____ EXCERPTED RECORDS
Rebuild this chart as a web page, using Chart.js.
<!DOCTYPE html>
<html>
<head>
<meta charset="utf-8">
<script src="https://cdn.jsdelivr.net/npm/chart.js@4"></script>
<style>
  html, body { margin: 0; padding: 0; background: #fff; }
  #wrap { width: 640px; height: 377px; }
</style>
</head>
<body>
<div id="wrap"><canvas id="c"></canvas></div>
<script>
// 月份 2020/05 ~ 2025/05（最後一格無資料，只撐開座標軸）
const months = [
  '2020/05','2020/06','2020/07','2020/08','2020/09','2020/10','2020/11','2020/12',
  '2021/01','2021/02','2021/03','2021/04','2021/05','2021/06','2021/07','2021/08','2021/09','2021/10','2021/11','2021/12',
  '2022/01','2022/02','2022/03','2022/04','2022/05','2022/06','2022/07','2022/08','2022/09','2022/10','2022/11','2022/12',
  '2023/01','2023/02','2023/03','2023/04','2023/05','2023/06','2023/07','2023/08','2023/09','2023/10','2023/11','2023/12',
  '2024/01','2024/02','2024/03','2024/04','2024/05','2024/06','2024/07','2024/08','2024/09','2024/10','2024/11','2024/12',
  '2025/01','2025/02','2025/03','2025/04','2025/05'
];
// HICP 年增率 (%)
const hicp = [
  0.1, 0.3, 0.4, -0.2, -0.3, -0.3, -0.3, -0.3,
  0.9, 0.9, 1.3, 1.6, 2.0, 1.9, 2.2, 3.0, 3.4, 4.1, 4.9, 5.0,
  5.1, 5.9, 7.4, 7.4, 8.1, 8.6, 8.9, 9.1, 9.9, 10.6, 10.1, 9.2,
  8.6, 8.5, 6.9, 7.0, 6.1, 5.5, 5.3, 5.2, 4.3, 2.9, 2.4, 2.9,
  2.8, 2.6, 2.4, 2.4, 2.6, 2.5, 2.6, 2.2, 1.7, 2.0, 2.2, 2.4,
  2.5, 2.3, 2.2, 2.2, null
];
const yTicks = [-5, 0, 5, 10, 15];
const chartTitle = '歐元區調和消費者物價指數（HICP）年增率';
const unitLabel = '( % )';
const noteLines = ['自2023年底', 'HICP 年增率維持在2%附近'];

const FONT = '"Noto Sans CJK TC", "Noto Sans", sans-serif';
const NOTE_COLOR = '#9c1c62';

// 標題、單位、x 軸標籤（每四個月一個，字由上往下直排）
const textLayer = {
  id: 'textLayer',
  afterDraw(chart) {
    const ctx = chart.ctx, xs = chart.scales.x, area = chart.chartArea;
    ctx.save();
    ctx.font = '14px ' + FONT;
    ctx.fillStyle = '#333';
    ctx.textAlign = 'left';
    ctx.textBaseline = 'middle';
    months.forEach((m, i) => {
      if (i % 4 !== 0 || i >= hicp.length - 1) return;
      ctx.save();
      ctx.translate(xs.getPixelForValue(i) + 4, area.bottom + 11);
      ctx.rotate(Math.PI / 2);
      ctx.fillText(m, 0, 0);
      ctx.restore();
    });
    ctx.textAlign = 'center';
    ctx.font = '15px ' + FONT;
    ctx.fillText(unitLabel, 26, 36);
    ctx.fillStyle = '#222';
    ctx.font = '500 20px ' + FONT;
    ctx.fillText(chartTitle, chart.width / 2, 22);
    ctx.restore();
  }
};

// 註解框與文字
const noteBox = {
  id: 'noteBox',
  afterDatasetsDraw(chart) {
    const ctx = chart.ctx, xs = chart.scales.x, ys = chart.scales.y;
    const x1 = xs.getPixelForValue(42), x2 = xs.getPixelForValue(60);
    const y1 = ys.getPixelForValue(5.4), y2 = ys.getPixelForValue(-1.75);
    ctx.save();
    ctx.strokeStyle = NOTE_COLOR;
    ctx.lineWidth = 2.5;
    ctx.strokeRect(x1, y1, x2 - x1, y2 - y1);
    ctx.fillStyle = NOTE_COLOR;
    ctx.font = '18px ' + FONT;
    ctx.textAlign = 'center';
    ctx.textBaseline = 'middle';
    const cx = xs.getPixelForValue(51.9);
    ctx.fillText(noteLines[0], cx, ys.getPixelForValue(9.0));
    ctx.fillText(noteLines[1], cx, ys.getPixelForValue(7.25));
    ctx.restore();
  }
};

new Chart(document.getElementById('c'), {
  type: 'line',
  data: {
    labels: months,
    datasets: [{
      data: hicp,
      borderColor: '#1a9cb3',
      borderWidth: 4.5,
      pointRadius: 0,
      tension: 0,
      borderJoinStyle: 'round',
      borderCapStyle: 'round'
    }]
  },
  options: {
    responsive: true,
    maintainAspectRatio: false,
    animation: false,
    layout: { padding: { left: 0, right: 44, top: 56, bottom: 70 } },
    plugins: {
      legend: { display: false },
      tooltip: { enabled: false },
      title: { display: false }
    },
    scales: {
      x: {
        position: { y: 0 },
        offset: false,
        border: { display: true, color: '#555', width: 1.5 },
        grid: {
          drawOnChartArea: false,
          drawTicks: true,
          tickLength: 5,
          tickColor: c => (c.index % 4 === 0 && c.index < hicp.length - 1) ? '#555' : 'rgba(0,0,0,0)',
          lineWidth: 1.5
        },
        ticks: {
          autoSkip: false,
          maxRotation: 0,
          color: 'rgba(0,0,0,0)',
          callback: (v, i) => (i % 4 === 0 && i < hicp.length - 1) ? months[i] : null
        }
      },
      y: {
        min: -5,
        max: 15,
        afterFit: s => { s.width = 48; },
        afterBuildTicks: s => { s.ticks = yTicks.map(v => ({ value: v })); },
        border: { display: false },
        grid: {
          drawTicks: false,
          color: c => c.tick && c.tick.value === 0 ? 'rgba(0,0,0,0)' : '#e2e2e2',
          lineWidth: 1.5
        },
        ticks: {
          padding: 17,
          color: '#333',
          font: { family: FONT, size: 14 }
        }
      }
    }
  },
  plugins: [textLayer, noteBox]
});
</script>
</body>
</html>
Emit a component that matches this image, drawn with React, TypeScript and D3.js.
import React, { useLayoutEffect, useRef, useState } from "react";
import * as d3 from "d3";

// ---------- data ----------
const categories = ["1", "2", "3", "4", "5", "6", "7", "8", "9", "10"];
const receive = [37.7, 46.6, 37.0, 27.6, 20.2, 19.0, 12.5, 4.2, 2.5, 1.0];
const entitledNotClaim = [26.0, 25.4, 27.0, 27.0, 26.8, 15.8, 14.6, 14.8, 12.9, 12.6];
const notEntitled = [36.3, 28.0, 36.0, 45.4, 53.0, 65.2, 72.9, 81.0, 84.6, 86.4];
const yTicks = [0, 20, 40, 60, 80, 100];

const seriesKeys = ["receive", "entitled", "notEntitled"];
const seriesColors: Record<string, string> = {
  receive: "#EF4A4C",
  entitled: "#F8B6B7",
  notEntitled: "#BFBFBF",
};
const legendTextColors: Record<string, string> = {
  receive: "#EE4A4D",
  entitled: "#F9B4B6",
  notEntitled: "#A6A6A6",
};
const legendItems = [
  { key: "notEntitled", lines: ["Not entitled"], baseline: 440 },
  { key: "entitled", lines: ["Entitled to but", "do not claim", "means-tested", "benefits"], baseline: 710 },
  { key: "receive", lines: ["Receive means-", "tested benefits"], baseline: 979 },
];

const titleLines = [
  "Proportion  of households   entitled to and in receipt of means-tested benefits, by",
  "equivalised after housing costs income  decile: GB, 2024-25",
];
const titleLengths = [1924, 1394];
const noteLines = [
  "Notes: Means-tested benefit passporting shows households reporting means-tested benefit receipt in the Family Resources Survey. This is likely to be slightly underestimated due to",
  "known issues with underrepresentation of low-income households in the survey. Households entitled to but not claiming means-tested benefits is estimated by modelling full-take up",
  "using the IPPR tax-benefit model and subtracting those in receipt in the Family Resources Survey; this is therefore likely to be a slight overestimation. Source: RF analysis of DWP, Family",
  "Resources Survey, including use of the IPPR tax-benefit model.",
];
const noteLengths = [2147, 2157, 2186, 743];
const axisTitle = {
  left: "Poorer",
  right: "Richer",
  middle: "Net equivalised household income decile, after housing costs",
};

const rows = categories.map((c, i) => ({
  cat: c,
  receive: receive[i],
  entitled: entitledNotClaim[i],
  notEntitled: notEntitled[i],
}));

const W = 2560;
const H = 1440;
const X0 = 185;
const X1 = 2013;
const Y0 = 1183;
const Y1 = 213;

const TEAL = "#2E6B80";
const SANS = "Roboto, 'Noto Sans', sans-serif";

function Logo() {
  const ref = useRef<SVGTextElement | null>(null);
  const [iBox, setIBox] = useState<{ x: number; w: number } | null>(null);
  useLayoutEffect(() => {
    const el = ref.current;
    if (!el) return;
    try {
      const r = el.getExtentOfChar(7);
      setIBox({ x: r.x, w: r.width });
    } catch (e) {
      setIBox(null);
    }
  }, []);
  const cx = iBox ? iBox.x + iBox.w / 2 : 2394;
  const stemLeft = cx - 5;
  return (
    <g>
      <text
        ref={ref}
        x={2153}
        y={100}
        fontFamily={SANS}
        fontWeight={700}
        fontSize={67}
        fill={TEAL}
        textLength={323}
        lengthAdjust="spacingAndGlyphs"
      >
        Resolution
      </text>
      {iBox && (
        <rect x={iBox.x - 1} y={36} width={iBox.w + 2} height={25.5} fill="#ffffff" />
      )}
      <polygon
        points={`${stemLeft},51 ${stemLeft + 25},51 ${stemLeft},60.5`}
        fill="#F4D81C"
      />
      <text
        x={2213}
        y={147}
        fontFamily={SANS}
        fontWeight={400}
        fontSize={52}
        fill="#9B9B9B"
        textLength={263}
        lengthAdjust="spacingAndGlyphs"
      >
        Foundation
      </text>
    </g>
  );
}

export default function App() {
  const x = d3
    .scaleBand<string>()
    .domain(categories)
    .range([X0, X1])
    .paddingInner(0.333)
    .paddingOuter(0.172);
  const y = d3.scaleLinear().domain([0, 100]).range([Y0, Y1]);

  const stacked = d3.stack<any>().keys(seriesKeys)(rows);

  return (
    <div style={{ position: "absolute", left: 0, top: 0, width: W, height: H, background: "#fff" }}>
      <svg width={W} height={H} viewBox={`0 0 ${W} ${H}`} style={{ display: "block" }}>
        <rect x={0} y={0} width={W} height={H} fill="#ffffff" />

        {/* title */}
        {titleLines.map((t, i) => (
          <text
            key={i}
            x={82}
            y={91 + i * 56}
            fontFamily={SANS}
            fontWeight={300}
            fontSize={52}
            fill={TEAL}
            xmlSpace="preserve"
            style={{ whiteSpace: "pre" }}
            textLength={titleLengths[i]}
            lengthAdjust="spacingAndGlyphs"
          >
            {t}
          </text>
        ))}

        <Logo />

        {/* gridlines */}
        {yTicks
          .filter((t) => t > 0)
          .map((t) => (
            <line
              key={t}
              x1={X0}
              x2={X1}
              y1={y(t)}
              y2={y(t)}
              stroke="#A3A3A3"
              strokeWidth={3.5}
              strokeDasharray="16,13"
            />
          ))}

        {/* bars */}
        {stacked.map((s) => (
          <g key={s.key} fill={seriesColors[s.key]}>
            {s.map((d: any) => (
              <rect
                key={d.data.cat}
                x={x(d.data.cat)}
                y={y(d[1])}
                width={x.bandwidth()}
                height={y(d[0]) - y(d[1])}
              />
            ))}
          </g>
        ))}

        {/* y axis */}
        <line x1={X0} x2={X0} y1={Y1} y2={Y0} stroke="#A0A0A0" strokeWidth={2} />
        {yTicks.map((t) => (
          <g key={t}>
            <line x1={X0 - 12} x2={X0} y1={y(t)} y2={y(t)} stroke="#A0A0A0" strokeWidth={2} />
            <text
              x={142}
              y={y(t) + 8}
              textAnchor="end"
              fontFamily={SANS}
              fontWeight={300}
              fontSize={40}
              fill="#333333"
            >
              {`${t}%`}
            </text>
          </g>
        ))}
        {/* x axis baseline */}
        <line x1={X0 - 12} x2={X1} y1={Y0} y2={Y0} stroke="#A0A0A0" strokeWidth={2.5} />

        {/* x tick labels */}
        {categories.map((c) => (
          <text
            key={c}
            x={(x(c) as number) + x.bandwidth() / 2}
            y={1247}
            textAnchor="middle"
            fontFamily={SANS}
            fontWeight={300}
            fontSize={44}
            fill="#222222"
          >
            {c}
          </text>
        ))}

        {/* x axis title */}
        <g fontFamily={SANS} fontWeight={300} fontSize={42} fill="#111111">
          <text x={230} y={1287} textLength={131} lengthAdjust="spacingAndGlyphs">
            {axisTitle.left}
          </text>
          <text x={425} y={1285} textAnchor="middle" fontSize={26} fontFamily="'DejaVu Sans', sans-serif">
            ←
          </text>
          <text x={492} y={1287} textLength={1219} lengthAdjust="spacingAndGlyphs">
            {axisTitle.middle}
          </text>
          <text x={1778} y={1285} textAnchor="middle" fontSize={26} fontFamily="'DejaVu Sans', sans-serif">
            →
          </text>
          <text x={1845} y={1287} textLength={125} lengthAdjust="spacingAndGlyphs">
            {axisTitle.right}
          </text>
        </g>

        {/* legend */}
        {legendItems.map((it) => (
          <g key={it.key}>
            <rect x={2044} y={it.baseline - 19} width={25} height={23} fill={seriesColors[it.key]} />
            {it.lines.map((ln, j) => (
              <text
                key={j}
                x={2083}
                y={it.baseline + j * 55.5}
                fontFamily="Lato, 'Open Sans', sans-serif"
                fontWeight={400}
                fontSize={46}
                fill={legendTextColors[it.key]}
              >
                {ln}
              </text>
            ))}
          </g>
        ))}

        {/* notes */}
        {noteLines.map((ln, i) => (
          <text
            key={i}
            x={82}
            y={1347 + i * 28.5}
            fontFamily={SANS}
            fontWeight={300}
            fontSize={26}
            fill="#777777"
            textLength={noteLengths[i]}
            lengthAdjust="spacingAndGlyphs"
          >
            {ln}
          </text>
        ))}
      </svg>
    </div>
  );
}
________
REQUIRED WORK: Repeat the material word for word from its opening line up to and including the line containing "const NOTE_COLOR = '#9c1c62';".

WRITTEN REPLY:
Rebuild this chart as a web page, using Chart.js.
<!DOCTYPE html>
<html>
<head>
<meta charset="utf-8">
<script src="https://cdn.jsdelivr.net/npm/chart.js@4"></script>
<style>
  html, body { margin: 0; padding: 0; background: #fff; }
  #wrap { width: 640px; height: 377px; }
</style>
</head>
<body>
<div id="wrap"><canvas id="c"></canvas></div>
<script>
// 月份 2020/05 ~ 2025/05（最後一格無資料，只撐開座標軸）
const months = [
  '2020/05','2020/06','2020/07','2020/08','2020/09','2020/10','2020/11','2020/12',
  '2021/01','2021/02','2021/03','2021/04','2021/05','2021/06','2021/07','2021/08','2021/09','2021/10','2021/11','2021/12',
  '2022/01','2022/02','2022/03','2022/04','2022/05','2022/06','2022/07','2022/08','2022/09','2022/10','2022/11','2022/12',
  '2023/01','2023/02','2023/03','2023/04','2023/05','2023/06','2023/07','2023/08','2023/09','2023/10','2023/11','2023/12',
  '2024/01','2024/02','2024/03','2024/04','2024/05','2024/06','2024/07','2024/08','2024/09','2024/10','2024/11','2024/12',
  '2025/01','2025/02','2025/03','2025/04','2025/05'
];
// HICP 年增率 (%)
const hicp = [
  0.1, 0.3, 0.4, -0.2, -0.3, -0.3, -0.3, -0.3,
  0.9, 0.9, 1.3, 1.6, 2.0, 1.9, 2.2, 3.0, 3.4, 4.1, 4.9, 5.0,
  5.1, 5.9, 7.4, 7.4, 8.1, 8.6, 8.9, 9.1, 9.9, 10.6, 10.1, 9.2,
  8.6, 8.5, 6.9, 7.0, 6.1, 5.5, 5.3, 5.2, 4.3, 2.9, 2.4, 2.9,
  2.8, 2.6, 2.4, 2.4, 2.6, 2.5, 2.6, 2.2, 1.7, 2.0, 2.2, 2.4,
  2.5, 2.3, 2.2, 2.2, null
];
const yTicks = [-5, 0, 5, 10, 15];
const chartTitle = '歐元區調和消費者物價指數（HICP）年增率';
const unitLabel = '( % )';
const noteLines = ['自2023年底', 'HICP 年增率維持在2%附近'];

const FONT = '"Noto Sans CJK TC", "Noto Sans", sans-serif';
const NOTE_COLOR = '#9c1c62';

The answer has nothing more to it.